There does not exist a set whose size is strictly between
N
and (0,1).

Despite much effort, Cantor was unable to prove this conjecture. In 1900, David Hilbert gave a famous speech in which he listed twenty-three hard problems that were challenges to be solved in the twentieth century. The continuum hypothesis was number one.

In 1940, Kurt Gödel (1906–1978) showed that (assuming Zermelo-Fraenkel set theory is consistent) the continuum hypothesis is consistent with the axioms of Zermelo-Fraenkel set theory. This means that one cannot derive a contradiction from the axioms of Zermelo-Fraenkel set theory by simply adding an axiom stating that the continuum hypothesis is true. Another way of saying this is that there is a way of interpreting the axioms such that the continuum hypothesis is true and there
does not
exist a set of intermediate size.

In 1963, Paul Cohen (1934–2007), who once studied at Brooklyn College, gave a final answer to the eighty-year-old problem.
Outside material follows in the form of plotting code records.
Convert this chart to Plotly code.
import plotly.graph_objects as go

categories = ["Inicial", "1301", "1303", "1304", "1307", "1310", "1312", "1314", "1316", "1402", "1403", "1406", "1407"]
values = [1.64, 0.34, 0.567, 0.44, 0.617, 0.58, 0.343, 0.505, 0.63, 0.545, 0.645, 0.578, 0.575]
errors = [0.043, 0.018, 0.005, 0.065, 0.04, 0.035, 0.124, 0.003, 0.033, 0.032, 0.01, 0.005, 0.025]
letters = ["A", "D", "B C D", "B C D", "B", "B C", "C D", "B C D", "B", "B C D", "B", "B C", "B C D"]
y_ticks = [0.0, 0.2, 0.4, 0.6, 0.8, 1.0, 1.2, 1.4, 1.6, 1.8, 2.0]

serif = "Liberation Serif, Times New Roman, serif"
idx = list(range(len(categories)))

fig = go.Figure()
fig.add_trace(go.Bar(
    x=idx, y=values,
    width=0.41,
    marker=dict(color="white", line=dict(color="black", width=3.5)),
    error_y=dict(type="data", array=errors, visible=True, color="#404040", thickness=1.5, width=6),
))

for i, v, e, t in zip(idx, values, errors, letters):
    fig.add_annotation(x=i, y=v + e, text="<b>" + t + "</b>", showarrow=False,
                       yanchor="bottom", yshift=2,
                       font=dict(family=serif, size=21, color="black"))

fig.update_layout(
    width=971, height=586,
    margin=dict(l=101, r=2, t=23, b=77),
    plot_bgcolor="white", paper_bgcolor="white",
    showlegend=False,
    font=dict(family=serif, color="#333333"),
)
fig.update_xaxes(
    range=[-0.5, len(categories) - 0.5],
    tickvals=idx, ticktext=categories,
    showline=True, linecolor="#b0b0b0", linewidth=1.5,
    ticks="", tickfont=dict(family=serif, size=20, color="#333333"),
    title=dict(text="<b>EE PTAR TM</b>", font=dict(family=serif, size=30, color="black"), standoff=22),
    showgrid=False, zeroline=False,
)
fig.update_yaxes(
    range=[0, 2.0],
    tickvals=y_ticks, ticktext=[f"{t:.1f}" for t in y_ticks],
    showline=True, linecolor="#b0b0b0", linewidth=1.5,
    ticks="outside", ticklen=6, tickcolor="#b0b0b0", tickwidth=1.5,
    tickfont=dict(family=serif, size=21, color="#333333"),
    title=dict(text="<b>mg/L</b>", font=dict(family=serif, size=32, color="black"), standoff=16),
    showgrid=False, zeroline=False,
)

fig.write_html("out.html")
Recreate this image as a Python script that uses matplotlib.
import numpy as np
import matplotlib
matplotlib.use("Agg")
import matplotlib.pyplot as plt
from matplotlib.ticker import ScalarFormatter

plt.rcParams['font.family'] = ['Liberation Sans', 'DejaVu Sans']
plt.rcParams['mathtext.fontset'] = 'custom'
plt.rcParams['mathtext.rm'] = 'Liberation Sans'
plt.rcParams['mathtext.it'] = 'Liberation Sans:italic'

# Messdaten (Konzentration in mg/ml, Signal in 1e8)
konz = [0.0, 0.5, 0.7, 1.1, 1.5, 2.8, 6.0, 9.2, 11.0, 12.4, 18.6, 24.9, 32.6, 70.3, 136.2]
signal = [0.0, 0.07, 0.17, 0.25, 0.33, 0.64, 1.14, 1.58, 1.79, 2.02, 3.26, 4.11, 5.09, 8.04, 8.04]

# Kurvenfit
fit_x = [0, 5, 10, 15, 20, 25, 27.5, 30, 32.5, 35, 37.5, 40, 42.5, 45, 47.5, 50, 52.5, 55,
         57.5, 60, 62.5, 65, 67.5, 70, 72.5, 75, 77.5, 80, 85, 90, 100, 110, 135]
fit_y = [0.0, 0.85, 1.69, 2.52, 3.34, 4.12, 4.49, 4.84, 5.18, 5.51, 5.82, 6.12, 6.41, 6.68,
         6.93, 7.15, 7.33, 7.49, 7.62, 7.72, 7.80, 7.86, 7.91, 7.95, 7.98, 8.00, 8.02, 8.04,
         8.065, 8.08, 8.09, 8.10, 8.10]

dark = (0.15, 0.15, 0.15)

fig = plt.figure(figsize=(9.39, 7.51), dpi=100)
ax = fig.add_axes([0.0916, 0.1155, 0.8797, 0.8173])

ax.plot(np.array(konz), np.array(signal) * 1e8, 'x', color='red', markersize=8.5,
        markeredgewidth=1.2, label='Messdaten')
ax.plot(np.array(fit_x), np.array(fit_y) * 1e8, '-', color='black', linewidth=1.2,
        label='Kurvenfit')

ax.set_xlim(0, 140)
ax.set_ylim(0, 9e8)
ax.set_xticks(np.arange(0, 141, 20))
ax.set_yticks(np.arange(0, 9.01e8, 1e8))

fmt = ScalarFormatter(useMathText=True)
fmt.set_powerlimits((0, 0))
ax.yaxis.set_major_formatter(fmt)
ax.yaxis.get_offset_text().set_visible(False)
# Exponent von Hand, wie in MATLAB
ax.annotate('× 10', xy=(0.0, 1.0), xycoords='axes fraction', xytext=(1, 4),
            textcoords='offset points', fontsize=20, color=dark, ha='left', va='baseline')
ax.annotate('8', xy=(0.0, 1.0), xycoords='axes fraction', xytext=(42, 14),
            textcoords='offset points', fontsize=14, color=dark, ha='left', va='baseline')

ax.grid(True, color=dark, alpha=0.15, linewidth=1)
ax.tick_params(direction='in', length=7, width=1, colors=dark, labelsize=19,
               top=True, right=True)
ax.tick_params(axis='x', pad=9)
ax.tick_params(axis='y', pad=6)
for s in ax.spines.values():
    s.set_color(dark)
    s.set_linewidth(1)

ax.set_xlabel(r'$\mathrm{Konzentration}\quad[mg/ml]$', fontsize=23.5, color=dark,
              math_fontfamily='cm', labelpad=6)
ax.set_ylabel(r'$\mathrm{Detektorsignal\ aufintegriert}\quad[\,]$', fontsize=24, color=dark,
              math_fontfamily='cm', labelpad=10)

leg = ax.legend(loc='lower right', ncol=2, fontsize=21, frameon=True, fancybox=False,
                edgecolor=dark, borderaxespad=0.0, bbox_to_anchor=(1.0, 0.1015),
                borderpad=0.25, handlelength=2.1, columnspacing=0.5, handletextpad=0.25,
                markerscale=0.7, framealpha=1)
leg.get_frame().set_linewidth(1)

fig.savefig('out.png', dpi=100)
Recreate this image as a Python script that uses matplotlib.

He showed that (assuming Zermelo-Fraenkel set theory is consistent) the negation of the continuum hypothesis is consistent with the axioms of Zermelo-Fraenkel set theory. This means that one cannot derive a contradiction from the axioms of Zermelo-Fraenkel set theory by simply adding the axiom stating that the continuum hypothesis is false. Another way of saying this is that there is a way of interpreting the axioms such that the continuum hypothesis is false and there
does
exist a set that is strictly between
N
and (0,1).

With the results of Gödel and Cohen, one says that the continuum hypothesis is “independent” of the axioms of Zermelo-Fraenkel set theory. That means that the axioms cannot prove or disprove it. There is no way of answering these questions with the axioms of Zermelo-Fraenkel set theory, or any other equivalent set theory. With this independence from the axioms, one can go farther and ask if the continuum hypothesis is
really
true or false. Does there really exist a set that is intermediate between
N
and (0,1)?

The continuum hypothesis is just one of the many fascinating ideas in set theory. One of the more interesting statements in set theory is called the “axiom of choice.” Let's start by looking at an easy example with finite sets. Consider the set of all U.S. citizens. They can be partitioned into fifty nonoverlapping sets that correspond to the fact that people live in fifty different states.
9
We may ask for a single set of citizens that has exactly one member or representative for each subset. The simplest way of forming this set is to choose the governor of each state as the representative of that state. We could also have chosen the senior senator from the state, or the oldest person in the state. We could have made many different choices. However, what if we are given a partition on an
infinite
set? Can we still choose one element of each subset? Things seem a little more complicated in the infinite case. Imagine being presented with an infinite set of pairs of shoes. (For some, this would result in an infinite amount of joy.) We may ask for one shoe from every one of the infinite pairs. This can simply be done by always choosing the left shoe in every pair. One may also choose the right shoe in every pair. However, what if we are presented with an infinite set of pairs of tube socks where each sock is identical to its mate? Can we still choose one from each pair? Which one? There is no way of describing the function. One might say no such choice is possible. We will see that assuming one can always make such a choice leads to trouble.